Understand your electricity and gas bill

Knowing what costs make up your energy bills can help you save.

How do I read my electricity bill?

Electricity bills vary depending upon the retailer. Look for the detailed charges section, which is usually found on the back of the bill. Here you can find the usage summary of kWh and how many cents you are paying per kWh.

If you are on a time-of-use or off-peak tariff you will find two tariff rates here.

Rates vary between retailers. Keep your rate in mind when you compare other retail offers.

If you're having trouble finding your average kWh usage, call your electricity retailer for help.

Show me a sample electricity bill

Sample Electricity Bill

There will most likely be a 'Usage' heading. Underneath this heading there will be an 'average use for the billing period' figure in kWh.

There may be a heading that reads 'Total for this bill'. This total relates to the total amount of kWh you have used during that billing period.

Otherwise, to calculate your quarterly usage, multiply your average usage per day by the number of days in your billing period. For example, if your daily average is 5.93 kWh, multiply that by the number of days billed for that quarter (91 days), so 5.93 x 91 = 540 kWh.

Remember that some quarters are usually more expensive than others, for example the middle of summer or the middle of winter.

What do the terms on my bill mean?

Here are some common terms used on most bills:

  • Average cost per day: This is how much you pay each day on average for energy for this billing period.
  • Average daily usage: This is how much energy you use each day on average. It is measured in kilowatt hours (kWh) for electricity and megajoules (MJ) for gas.
  • kWh: Electricity energy consumption is measured in kilowatt hours. A kilowatt (kW) is 1000 watts of electrical power. For example, if you run a 1000 watt heater for one hour, it will use 1 kWh.
  • MJ: Gas energy consumption is measured in megajoules. A megajoule (MJ) is a measure of gas equal to one million joules.
  • Charge/kWh: Electricity usage is priced in cents per kilowatt hour, for example, 22.56 cents per kilowatt-hour (c/kWh). So if you use 20 kWh each day, it would cost $4.51 each day.
  • Peak and off-peak: If you choose a flexible pricing or time-of-use electricity plan, there will be different charges for peak and off-peak use.
  • Service to Property: A fixed charge that is also called the 'daily supply charge'.
You can find out more about understanding your gas and electricity bills at Energy Made Easy.

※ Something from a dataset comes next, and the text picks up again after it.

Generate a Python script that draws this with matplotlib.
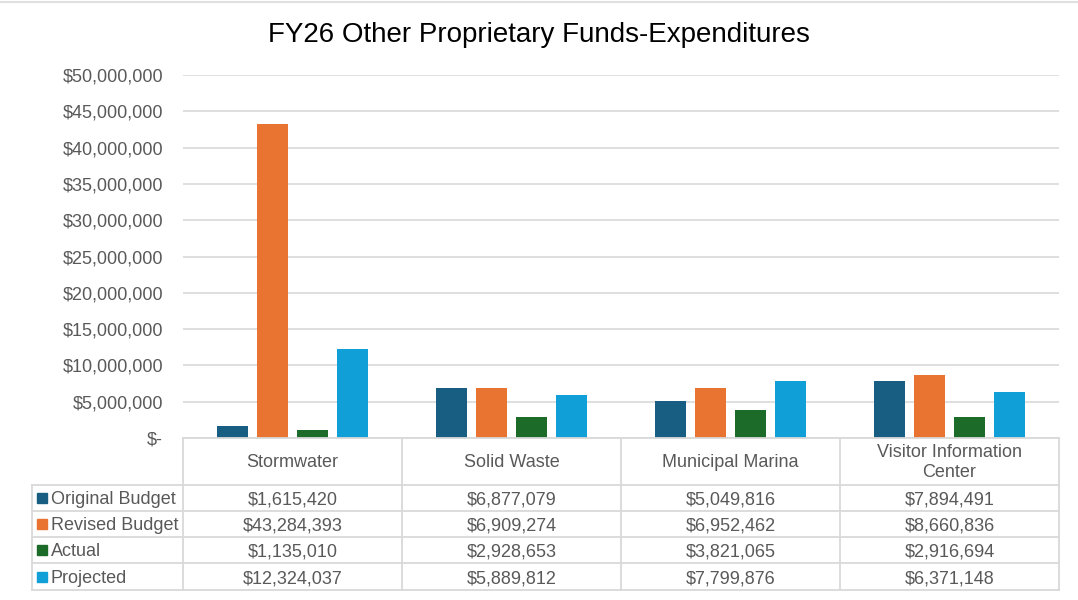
import matplotlib.pyplot as plt
import numpy as np
from matplotlib.patches import Rectangle
from matplotlib.ticker import FuncFormatter

plt.rcParams['font.family'] = ['Liberation Sans', 'DejaVu Sans']

categories = ['Stormwater', 'Solid Waste', 'Municipal Marina', 'Visitor Information\nCenter']
series = ['Original Budget', 'Revised Budget', 'Actual', 'Projected']
original_budget = [1615420, 6877079, 5049816, 7894491]
revised_budget = [43284393, 6909274, 6952462, 8660836]
actual = [1135010, 2928653, 3821065, 2916694]
projected = [12324037, 5889812, 7799876, 6371148]
values = [original_budget, revised_budget, actual, projected]
colors = ['#175E82', '#E97432', '#1C6B28', '#109FD7']

grey_text = '#595959'
grid_col = '#D9D9D9'

W, H = 1078, 600
fig = plt.figure(figsize=(W / 100, H / 100), dpi=100)

def fx(px):
    return px / W

def fy(py):
    return 1 - py / H

# main bar axes
ax = fig.add_axes([fx(183), fy(438), fx(1059) - fx(183), fy(75) - fy(438)])
x = np.arange(len(categories))
step = 0.1826
width = 0.1416
for i, (vals, c) in enumerate(zip(values, colors)):
    ax.bar(x + (i - 1.5) * step, vals, width, color=c, zorder=3)

ax.set_xlim(-0.5, len(categories) - 0.5)
ax.set_ylim(0, 50000000)
ax.set_yticks(np.arange(0, 50000001, 5000000))
ax.yaxis.set_major_formatter(FuncFormatter(lambda v, p: '$-' if v == 0 else f'${v:,.0f}'))
ax.tick_params(axis='y', length=0, pad=14.4, labelsize=13, labelcolor=grey_text)
ax.set_xticks([])
ax.grid(axis='y', color=grid_col, linewidth=1.2, zorder=0)
for s in ax.spines.values():
    s.set_visible(False)

fig.text(0.5, fy(35), 'FY26 Other Proprietary Funds-Expenditures',
         ha='center', va='center', fontsize=20, color='#000000')

# data table below the chart
tab = fig.add_axes([0, 0, 1, 1])
tab.set_xlim(0, W)
tab.set_ylim(H, 0)
tab.axis('off')

# faint chart border at the top
tab.plot([0, W], [2, 2], color='#E0E0E0', lw=1.5)

col_edges = [183, 402, 621, 840, 1059]
row_edges = [438, 485, 511, 537, 563, 590]
lw = 1.3

tab.plot([183, 1059], [438, 438], color=grid_col, lw=lw)
for xe in col_edges:
    tab.plot([xe, xe], [438, 590], color=grid_col, lw=lw)
tab.plot([32, 32], [485, 590], color=grid_col, lw=lw)
for ye in row_edges[1:]:
    tab.plot([32, 1059], [ye, ye], color=grid_col, lw=lw)

for j, cat in enumerate(categories):
    cx = (col_edges[j] + col_edges[j + 1]) / 2
    tab.text(cx, (438 + 485) / 2 + 1, cat, ha='center', va='center',
             fontsize=13, color=grey_text, linespacing=1.3)

for i, (name, vals, c) in enumerate(zip(series, values, colors)):
    cy = (row_edges[i + 1] + row_edges[i + 2]) / 2
    tab.add_patch(Rectangle((37, cy - 5), 10, 10, color=c))
    tab.text(51, cy, name, ha='left', va='center_baseline', fontsize=13, color=grey_text)
    for j, v in enumerate(vals):
        cx = (col_edges[j] + col_edges[j + 1]) / 2
        tab.text(cx, cy, f'${v:,.0f}', ha='center', va='center_baseline',
                 fontsize=13, color=grey_text)

fig.savefig('out.png', dpi=100)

What are my options for tariffs?

The three common types of tariffs offered by electricity retailers are:

  • Flat rate: This is the most common type. The same rate is charged for electricity consumed at any time of the day or night.
  • Time-of-use: This is where a different price is charged according to when the electricity is used during the day. Time-of-use tariffs usually involve peak and off-peak pricing, which means users are charged less for electricity during 'off-peak' or low demand periods and a higher rate for electricity used during high demand or 'peak' hours. You may not be eligible for time-of-use offers – check with your retailer.
  • Flexible pricing: This is an extended 'time-of-use' tariff, with peak, shoulder and off-peak rates. New flexible pricing plans have some consumer-protections associated with them, unlike the older and still available 'time-of-use' plans.